* INFORMATION SHOWN:
+--
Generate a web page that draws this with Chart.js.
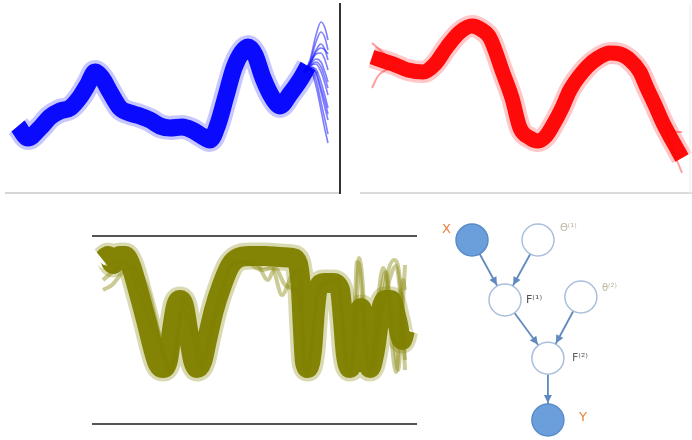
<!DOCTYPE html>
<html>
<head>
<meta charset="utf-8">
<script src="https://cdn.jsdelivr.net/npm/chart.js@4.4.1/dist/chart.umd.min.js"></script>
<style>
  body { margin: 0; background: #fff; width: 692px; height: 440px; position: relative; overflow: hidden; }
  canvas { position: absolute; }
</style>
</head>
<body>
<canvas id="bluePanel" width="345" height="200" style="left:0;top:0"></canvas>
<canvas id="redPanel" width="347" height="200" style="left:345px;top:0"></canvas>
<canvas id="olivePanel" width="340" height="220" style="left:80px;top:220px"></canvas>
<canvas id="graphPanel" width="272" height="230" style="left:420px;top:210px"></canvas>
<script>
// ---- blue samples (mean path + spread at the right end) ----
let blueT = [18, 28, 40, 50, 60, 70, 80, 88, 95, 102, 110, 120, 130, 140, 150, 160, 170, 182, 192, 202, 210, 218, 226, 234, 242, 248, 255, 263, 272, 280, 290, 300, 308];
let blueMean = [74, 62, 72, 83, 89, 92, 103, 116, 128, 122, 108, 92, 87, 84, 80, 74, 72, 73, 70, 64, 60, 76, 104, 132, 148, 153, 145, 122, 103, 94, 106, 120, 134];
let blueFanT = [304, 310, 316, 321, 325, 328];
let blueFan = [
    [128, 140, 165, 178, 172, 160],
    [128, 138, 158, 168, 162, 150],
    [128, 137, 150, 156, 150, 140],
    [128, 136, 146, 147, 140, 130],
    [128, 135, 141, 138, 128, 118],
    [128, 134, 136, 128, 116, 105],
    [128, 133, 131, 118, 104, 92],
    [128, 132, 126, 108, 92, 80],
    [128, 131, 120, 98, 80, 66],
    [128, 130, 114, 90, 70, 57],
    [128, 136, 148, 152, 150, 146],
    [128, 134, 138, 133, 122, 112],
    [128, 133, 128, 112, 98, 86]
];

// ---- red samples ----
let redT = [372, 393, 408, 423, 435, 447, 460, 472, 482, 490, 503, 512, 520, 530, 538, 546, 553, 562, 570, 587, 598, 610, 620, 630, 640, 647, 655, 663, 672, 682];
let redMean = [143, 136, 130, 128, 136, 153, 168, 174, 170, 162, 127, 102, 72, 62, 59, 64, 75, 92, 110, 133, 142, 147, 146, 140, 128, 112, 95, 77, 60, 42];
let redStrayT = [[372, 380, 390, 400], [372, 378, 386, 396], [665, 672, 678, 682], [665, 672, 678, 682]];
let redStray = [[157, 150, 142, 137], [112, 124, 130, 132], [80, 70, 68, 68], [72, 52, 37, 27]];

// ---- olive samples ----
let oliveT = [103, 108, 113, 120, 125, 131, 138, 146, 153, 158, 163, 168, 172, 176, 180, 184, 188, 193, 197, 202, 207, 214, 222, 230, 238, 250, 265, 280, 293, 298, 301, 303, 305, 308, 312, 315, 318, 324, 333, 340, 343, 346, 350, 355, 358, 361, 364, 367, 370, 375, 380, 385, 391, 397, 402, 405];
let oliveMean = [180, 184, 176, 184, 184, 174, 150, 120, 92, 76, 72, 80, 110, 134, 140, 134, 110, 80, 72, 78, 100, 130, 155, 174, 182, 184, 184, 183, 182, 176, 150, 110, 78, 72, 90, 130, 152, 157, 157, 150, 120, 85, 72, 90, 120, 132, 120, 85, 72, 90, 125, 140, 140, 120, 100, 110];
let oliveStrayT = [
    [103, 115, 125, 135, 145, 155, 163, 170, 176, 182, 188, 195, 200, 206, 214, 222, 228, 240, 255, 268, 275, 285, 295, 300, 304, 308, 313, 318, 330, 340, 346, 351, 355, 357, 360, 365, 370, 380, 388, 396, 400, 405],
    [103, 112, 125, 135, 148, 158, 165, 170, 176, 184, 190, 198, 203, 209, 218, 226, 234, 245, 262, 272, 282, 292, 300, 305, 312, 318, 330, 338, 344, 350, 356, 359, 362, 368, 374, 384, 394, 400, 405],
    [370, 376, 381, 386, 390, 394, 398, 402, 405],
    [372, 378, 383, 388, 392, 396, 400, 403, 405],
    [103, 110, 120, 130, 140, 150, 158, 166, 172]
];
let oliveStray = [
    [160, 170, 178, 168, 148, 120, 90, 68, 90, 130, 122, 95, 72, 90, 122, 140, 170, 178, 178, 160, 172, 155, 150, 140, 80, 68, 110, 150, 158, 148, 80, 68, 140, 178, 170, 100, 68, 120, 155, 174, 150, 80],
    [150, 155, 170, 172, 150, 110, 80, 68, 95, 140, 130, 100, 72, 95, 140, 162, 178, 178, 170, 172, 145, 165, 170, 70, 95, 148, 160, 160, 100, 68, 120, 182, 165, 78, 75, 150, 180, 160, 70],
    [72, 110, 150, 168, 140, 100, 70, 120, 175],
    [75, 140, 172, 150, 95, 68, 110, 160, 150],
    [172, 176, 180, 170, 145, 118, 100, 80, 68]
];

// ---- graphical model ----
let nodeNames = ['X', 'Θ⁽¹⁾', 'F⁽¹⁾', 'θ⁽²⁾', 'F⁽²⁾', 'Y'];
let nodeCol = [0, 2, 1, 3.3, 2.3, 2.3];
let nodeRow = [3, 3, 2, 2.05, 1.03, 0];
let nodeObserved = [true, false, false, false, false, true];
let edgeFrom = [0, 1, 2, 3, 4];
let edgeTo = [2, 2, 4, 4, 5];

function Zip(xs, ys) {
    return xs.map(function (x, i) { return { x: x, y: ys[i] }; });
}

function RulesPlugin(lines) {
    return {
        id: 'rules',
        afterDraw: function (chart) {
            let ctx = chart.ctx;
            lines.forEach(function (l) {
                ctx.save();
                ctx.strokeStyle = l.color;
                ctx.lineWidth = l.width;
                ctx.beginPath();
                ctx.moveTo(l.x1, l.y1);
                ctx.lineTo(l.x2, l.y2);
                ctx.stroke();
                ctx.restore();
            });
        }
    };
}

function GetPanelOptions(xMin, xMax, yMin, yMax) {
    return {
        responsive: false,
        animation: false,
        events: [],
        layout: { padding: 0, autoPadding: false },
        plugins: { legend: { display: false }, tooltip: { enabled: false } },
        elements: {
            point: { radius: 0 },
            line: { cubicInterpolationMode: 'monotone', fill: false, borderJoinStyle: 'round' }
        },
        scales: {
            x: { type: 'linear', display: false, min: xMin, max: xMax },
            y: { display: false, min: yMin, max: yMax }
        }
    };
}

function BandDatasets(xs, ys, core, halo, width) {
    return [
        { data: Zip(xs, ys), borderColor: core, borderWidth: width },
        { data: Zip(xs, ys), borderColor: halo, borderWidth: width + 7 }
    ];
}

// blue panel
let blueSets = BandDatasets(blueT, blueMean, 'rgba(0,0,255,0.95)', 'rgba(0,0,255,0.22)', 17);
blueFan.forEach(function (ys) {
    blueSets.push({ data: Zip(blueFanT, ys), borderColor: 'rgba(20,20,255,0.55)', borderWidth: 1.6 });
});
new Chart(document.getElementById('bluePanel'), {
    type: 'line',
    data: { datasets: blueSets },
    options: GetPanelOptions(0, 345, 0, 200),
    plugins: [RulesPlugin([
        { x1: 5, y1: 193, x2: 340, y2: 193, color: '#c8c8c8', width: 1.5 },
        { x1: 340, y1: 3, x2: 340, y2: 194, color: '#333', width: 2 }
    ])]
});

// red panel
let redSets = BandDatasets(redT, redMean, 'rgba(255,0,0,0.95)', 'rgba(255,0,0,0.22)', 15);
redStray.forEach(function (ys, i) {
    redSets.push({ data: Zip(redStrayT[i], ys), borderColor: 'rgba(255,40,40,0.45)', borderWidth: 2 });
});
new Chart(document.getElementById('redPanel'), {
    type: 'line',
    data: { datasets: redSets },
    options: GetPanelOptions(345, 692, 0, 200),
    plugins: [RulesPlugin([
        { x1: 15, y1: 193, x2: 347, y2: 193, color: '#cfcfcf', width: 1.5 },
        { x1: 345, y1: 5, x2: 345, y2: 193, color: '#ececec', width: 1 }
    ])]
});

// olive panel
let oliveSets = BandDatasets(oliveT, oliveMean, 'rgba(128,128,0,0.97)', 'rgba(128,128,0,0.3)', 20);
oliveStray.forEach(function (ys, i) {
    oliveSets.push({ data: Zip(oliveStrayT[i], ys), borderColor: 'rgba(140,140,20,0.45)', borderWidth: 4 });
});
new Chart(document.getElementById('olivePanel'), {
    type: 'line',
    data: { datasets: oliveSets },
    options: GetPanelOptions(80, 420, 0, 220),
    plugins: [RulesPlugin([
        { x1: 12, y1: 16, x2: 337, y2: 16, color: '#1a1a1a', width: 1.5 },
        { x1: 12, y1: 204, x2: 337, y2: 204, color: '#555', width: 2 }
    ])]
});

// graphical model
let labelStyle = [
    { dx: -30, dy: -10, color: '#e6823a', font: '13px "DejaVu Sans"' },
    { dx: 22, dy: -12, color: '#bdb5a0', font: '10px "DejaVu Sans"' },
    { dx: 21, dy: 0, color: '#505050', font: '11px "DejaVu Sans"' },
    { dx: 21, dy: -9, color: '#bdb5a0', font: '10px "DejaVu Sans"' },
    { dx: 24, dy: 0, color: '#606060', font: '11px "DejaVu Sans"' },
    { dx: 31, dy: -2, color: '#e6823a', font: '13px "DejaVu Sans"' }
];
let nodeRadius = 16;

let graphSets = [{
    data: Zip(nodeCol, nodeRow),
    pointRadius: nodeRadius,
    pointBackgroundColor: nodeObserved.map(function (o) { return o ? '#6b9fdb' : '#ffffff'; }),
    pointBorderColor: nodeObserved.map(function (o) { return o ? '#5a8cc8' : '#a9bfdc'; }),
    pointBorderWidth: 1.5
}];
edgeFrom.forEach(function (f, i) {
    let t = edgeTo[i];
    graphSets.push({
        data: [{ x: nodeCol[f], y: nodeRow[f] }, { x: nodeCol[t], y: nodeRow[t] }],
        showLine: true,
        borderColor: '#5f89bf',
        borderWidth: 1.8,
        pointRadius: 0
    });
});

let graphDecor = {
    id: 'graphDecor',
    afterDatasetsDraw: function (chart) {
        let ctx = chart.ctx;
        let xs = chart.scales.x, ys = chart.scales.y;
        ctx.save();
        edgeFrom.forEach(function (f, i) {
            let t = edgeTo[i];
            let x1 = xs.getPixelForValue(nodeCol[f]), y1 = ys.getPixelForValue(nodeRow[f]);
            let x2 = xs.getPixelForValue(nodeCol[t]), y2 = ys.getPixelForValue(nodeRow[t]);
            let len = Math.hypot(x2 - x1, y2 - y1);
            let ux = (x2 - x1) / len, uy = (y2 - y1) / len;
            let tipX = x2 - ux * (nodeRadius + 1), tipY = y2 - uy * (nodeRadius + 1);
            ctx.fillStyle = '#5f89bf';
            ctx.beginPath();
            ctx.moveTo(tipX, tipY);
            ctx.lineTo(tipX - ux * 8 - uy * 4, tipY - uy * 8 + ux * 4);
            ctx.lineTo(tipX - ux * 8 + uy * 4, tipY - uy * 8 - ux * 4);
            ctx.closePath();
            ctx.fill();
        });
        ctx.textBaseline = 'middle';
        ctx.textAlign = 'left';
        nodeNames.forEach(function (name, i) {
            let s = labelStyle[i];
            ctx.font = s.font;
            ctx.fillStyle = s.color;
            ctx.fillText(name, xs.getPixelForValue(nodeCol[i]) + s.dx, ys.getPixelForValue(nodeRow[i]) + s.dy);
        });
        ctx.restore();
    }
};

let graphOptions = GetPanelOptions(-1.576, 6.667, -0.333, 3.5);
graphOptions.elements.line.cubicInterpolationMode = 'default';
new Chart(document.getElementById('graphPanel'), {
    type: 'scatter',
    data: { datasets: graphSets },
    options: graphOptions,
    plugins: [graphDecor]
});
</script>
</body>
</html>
+--
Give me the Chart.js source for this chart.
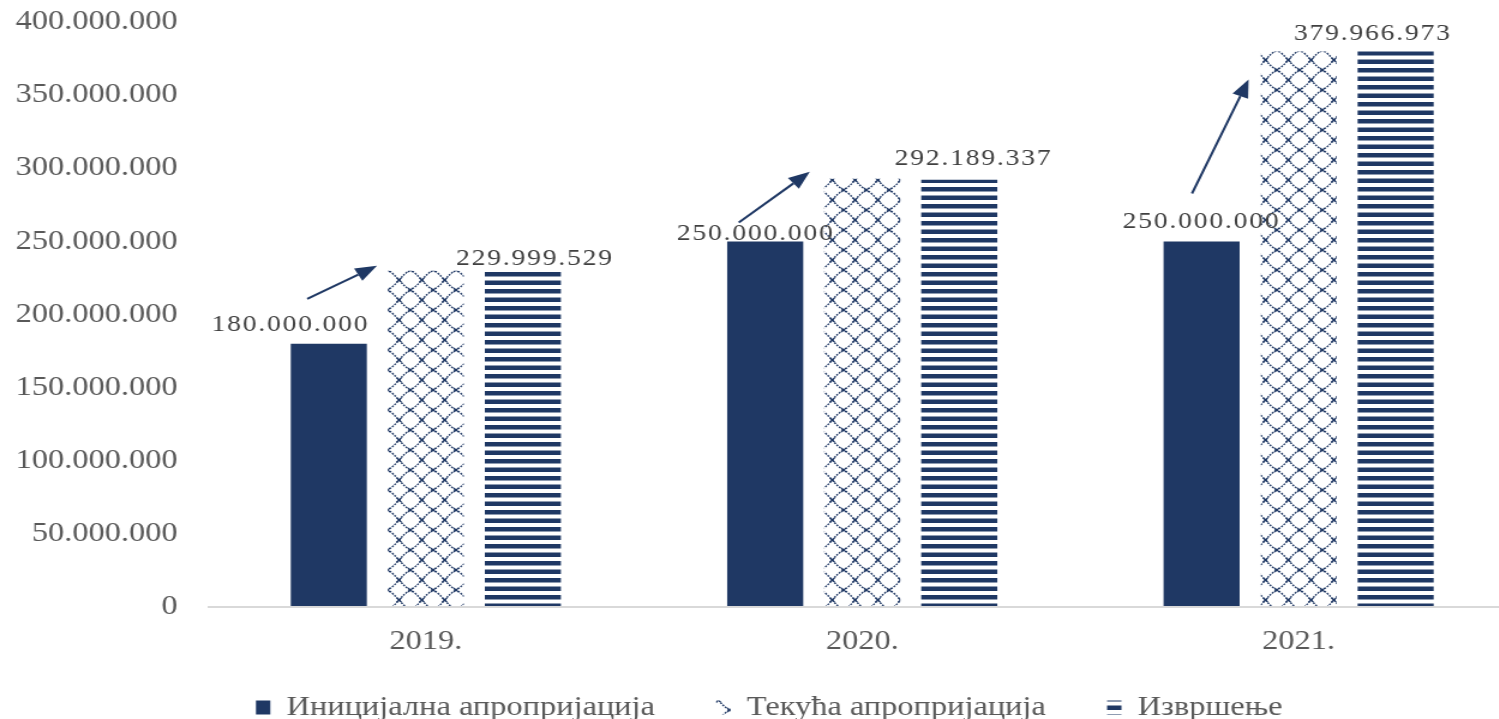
+--
* TASK DETAILS: Which lines contain "this"? Copy each of them out.

* OUTPUT:
Generate a web page that draws this with Chart.js.
Give me the Chart.js source for this chart.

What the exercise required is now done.